Nigeria currently holds the world record for the country with the most children out of school and a report by the United Nations Educational, Scientific and Cultural Organisation (UNESCO) showed that one in every five Nigerian children, is out of school.
“Although one per cent may not seem significant, in a huge economy like Nigeria, this translates to three billion dollars,” he said.
Out-of-school children earn significantly lower than their counterparts who complete their education when they enter the labour market and are therefore a huge untapped source of economic growth.
“In our study we quantify the cost of out-of-school children by estimating how much higher GDP would be in 20 countries if all the children of those countries completed basic education relative to a counter factual,” he explained.
According to Thomas, across their samples of 20 countries, all the estimates agree that it is inexpensive to achieve universal primary education however many of the 57 million remaining out-of-school children in the world are the hardest to reach.
“This could involve a variety of reasons.

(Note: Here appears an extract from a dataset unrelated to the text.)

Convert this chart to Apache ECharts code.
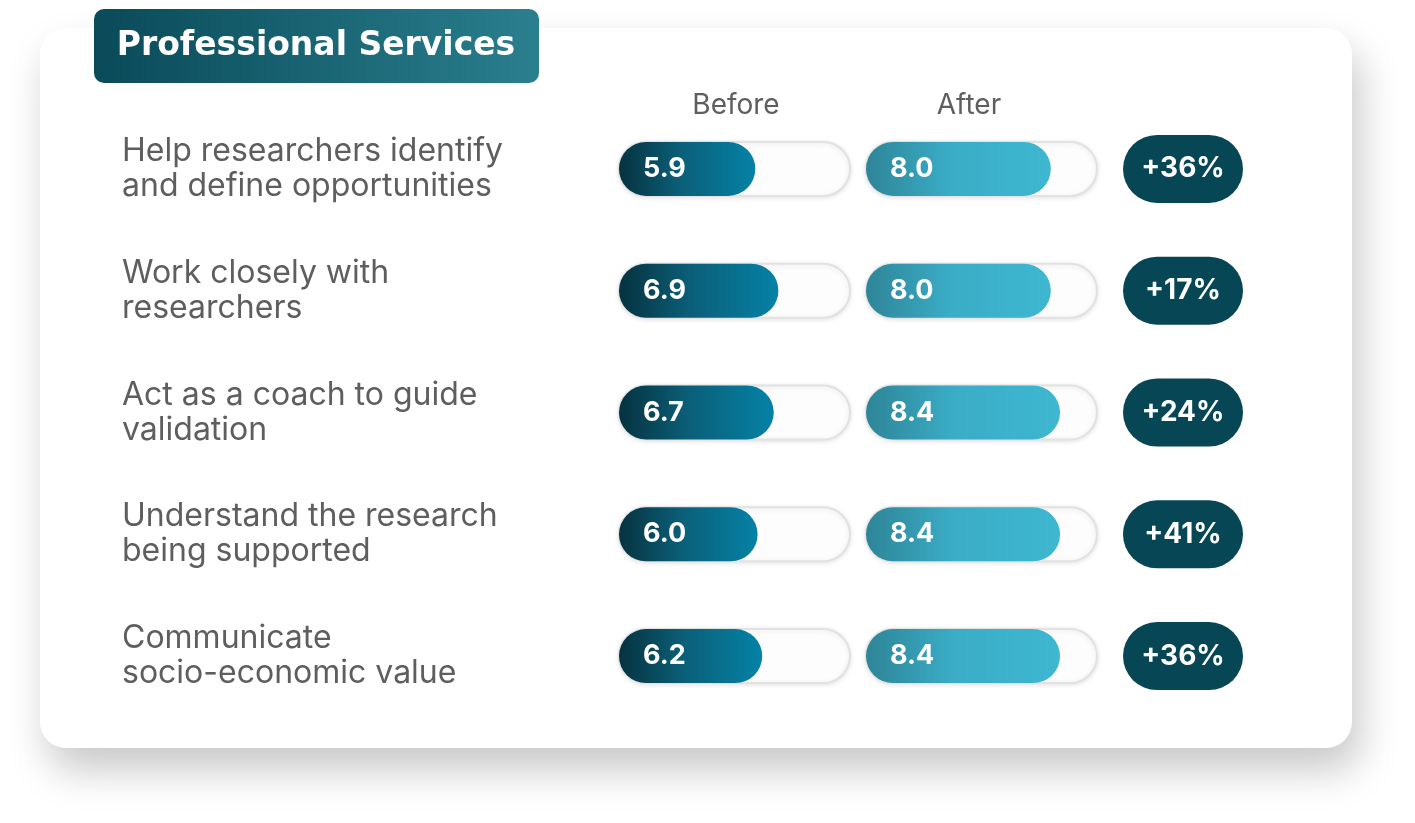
<!DOCTYPE html>
<html>
<head>
<meta charset="utf-8">
<script src="https://cdn.jsdelivr.net/npm/echarts@6/dist/echarts.min.js"></script>
<style>
html,body{margin:0;padding:0;background:#fff;}
#chart{width:1415px;height:823px;}
</style>
</head>
<body>
<div id="chart"></div>
<script>
const categories = [
  'Help researchers identify\nand define opportunities',
  'Work closely with\nresearchers',
  'Act as a coach to guide\nvalidation',
  'Understand the research\nbeing supported',
  'Communicate\nsocio-economic value'
];
const beforeValues = [5.9, 6.9, 6.7, 6.0, 6.2];
const afterValues = [8.0, 8.0, 8.4, 8.4, 8.4];
const changeLabels = ['+36%', '+17%', '+24%', '+41%', '+36%'];
const seriesNames = ['Before', 'After'];
const titleText = 'Professional Services';
const scaleMax = 10;

const chart = echarts.init(document.getElementById('chart'), null, {renderer: 'canvas'});

const rowTop = 108, rowHeight = 609;
const barW = 54;

function grad(c0, c1, c2) {
  return new echarts.graphic.LinearGradient(0, 0, 1, 0, [
    {offset: 0, color: c0}, {offset: 0.45, color: c1}, {offset: 1, color: c2}
  ]);
}

const valueLabel = {
  show: true, position: 'insideLeft', distance: 24,
  color: '#fff', fontFamily: 'Inter', fontWeight: 'bold', fontSize: 27,
  formatter: p => p.value.toFixed(1)
};
const trackStyle = {
  color: '#fdfdfd', borderColor: '#e2e2e2', borderWidth: 2,
  borderRadius: 27, shadowBlur: 5, shadowColor: 'rgba(0,0,0,0.10)', shadowOffsetY: 1
};

const option = {
  backgroundColor: '#ffffff',
  animation: false,
  graphic: [
    {type: 'rect', shape: {x: 40, y: 28, width: 1312, height: 720, r: 26},
     style: {fill: '#ffffff', shadowBlur: 40, shadowColor: 'rgba(0,0,0,0.22)', shadowOffsetX: 8, shadowOffsetY: 22}, z: -10},
    {type: 'rect', shape: {x: 94, y: 9, width: 445, height: 74, r: 10},
     style: {fill: new echarts.graphic.LinearGradient(0, 0, 1, 0, [{offset: 0, color: '#0a4a59'}, {offset: 1, color: '#2a7f8e'}])}, z: 10},
    {type: 'text', x: 316, y: 46, z: 11,
     style: {text: titleText, fill: '#fff', font: 'bold 33px "DejaVu Sans", sans-serif', align: 'center', verticalAlign: 'middle'}},
    {type: 'text', x: 736, y: 106, z: 11,
     style: {text: seriesNames[0], fill: '#5e5e5e', font: '28px Inter, sans-serif', align: 'center', verticalAlign: 'middle'}},
    {type: 'text', x: 969, y: 106, z: 11,
     style: {text: seriesNames[1], fill: '#5e5e5e', font: '28px Inter, sans-serif', align: 'center', verticalAlign: 'middle'}}
  ],
  grid: [
    {left: 619, width: 231, top: rowTop, height: rowHeight},
    {left: 866, width: 231, top: rowTop, height: rowHeight},
    {left: 1123, width: 120, top: rowTop, height: rowHeight}
  ],
  xAxis: [0, 1, 2].map(i => ({
    gridIndex: i, type: 'value', min: 0, max: i === 2 ? 1 : scaleMax,
    show: false
  })),
  yAxis: [0, 1, 2].map(i => ({
    gridIndex: i, type: 'category', data: categories, inverse: true,
    axisLine: {show: false}, axisTick: {show: false}, splitLine: {show: false},
    axisLabel: i === 0 ? {
      show: true, align: 'left', margin: 497, color: '#5e5e5e',
      fontFamily: 'Inter', fontSize: 32, lineHeight: 35, padding: [0, 0, 6, 0]
    } : {show: false}
  })),
  series: [
    {
      name: seriesNames[0], type: 'bar', xAxisIndex: 0, yAxisIndex: 0,
      data: beforeValues, barWidth: barW,
      showBackground: true, backgroundStyle: trackStyle,
      itemStyle: {color: grad('#06323f', '#0b5f78', '#0582a6'), borderRadius: 27},
      label: valueLabel
    },
    {
      name: seriesNames[1], type: 'bar', xAxisIndex: 1, yAxisIndex: 1,
      data: afterValues, barWidth: barW,
      showBackground: true, backgroundStyle: trackStyle,
      itemStyle: {color: grad('#2e8597', '#3aacc6', '#3eb7d1'), borderRadius: 27},
      label: valueLabel
    },
    {
      name: 'Change', type: 'bar', xAxisIndex: 2, yAxisIndex: 2,
      data: changeLabels.map(() => 1), barWidth: 68,
      itemStyle: {color: '#064655', borderRadius: 34},
      label: {
        show: true, position: 'inside', color: '#fff',
        fontFamily: 'Inter', fontWeight: 'bold', fontSize: 28,
        formatter: p => changeLabels[p.dataIndex]
      }
    }
  ]
};
chart.setOption(option);
</script>
</body>
</html>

Economic deprivation, environmental catastrophe, political conflict, and because of that, in many countries, especially in Sub- Saharan Africa, what may be required are new innovative non-traditional approaches to education,” he said.
Thomas believes that non-traditional approaches to education such as open distance learning and low cost private schools are ways in which the government could step in to try to get the children back into the system.
“On the one hand, domestic commitment to basic education has remained steady in most developing countries, but on the other hand, foreign aid declined by seven per cent in January 2011. Foreign aid for basic education that is.”
While it might not seem like much, in certain Sub-Saharan countries, foreign aids accounts for as much as 25 per cent of primary education spending.
“Thus, it’s critical that both domestic policy makers and foreign aid donor’s work together to ensure that critical investments in basic education are not neglected going forward” he added.